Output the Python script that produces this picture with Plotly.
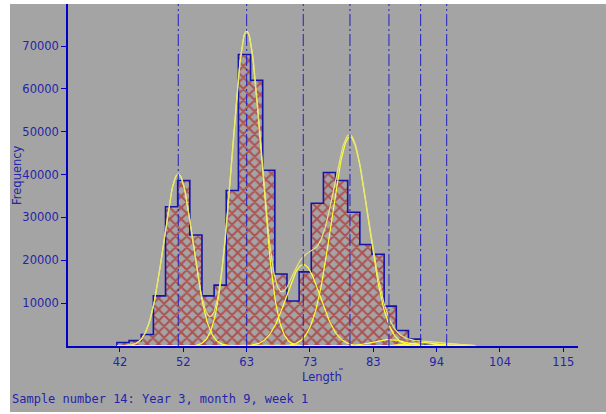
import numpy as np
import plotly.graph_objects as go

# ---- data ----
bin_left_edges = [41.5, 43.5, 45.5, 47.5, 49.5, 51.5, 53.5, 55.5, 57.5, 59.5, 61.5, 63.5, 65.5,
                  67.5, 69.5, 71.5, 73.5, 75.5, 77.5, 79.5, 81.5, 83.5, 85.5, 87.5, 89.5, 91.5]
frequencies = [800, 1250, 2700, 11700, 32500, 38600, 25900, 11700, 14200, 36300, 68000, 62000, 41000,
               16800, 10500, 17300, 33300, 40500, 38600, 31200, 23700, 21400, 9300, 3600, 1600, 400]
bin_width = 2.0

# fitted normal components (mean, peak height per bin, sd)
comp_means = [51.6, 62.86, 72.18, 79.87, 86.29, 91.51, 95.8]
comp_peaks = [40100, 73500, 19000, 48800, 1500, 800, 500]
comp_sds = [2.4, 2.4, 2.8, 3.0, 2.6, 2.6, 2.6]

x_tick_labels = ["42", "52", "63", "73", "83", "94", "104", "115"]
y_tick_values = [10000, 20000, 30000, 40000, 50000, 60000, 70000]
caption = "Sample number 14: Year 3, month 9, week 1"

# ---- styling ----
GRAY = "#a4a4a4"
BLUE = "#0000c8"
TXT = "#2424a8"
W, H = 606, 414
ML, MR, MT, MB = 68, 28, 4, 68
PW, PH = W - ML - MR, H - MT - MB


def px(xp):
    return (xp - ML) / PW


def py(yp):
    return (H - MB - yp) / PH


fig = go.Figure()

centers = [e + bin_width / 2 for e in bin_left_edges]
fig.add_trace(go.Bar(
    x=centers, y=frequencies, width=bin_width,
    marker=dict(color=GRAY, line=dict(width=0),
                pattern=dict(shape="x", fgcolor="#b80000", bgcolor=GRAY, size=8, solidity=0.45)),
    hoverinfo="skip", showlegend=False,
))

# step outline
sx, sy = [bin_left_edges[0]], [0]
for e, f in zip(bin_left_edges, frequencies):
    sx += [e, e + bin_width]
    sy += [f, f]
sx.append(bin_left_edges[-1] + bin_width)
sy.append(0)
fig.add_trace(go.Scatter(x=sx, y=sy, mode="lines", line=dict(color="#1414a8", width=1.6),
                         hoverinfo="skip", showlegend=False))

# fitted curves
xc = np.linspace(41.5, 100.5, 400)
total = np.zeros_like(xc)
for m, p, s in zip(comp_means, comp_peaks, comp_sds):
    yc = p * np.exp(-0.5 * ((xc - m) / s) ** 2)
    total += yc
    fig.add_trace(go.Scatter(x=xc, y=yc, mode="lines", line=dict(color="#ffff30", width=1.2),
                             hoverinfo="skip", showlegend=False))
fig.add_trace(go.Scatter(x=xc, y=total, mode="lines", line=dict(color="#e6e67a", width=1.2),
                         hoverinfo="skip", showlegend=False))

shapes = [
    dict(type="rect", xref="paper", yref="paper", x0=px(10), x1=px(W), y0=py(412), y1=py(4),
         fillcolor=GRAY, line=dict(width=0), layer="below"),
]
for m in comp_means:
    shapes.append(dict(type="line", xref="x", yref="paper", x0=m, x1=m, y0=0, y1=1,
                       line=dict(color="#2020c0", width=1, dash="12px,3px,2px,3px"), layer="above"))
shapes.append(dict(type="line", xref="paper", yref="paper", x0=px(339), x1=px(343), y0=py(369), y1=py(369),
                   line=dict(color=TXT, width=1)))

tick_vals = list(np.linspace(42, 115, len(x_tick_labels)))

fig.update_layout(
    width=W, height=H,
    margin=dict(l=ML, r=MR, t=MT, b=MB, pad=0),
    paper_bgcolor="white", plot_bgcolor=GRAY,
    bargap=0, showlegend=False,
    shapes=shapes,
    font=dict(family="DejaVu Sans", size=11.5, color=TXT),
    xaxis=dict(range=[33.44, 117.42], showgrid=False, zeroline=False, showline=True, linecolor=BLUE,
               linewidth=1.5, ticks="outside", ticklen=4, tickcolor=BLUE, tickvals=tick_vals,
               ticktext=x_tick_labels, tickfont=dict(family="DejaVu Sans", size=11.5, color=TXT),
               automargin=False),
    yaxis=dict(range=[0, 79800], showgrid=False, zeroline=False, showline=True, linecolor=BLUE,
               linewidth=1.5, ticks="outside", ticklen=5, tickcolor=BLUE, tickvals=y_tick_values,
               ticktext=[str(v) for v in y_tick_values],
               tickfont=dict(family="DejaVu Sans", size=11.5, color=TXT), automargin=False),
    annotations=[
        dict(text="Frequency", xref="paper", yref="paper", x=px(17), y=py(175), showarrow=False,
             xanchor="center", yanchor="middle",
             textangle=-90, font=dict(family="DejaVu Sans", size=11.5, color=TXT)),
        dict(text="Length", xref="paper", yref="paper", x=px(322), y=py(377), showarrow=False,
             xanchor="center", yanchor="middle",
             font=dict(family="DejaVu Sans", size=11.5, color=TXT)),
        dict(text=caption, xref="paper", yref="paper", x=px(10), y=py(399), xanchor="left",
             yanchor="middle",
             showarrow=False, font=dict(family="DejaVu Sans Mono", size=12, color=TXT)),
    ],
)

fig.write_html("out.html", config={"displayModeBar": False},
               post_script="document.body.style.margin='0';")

▶ **AIM**
From the first line of the listing above, repeat every line through the one holding "bin_width = 2.0". Both ends count, and pictures stay out.

▶ **PROBLEM SOLUTION**
Output the Python script that produces this picture with Plotly.
import numpy as np
import plotly.graph_objects as go

# ---- data ----
bin_left_edges = [41.5, 43.5, 45.5, 47.5, 49.5, 51.5, 53.5, 55.5, 57.5, 59.5, 61.5, 63.5, 65.5,
                  67.5, 69.5, 71.5, 73.5, 75.5, 77.5, 79.5, 81.5, 83.5, 85.5, 87.5, 89.5, 91.5]
frequencies = [800, 1250, 2700, 11700, 32500, 38600, 25900, 11700, 14200, 36300, 68000, 62000, 41000,
               16800, 10500, 17300, 33300, 40500, 38600, 31200, 23700, 21400, 9300, 3600, 1600, 400]
bin_width = 2.0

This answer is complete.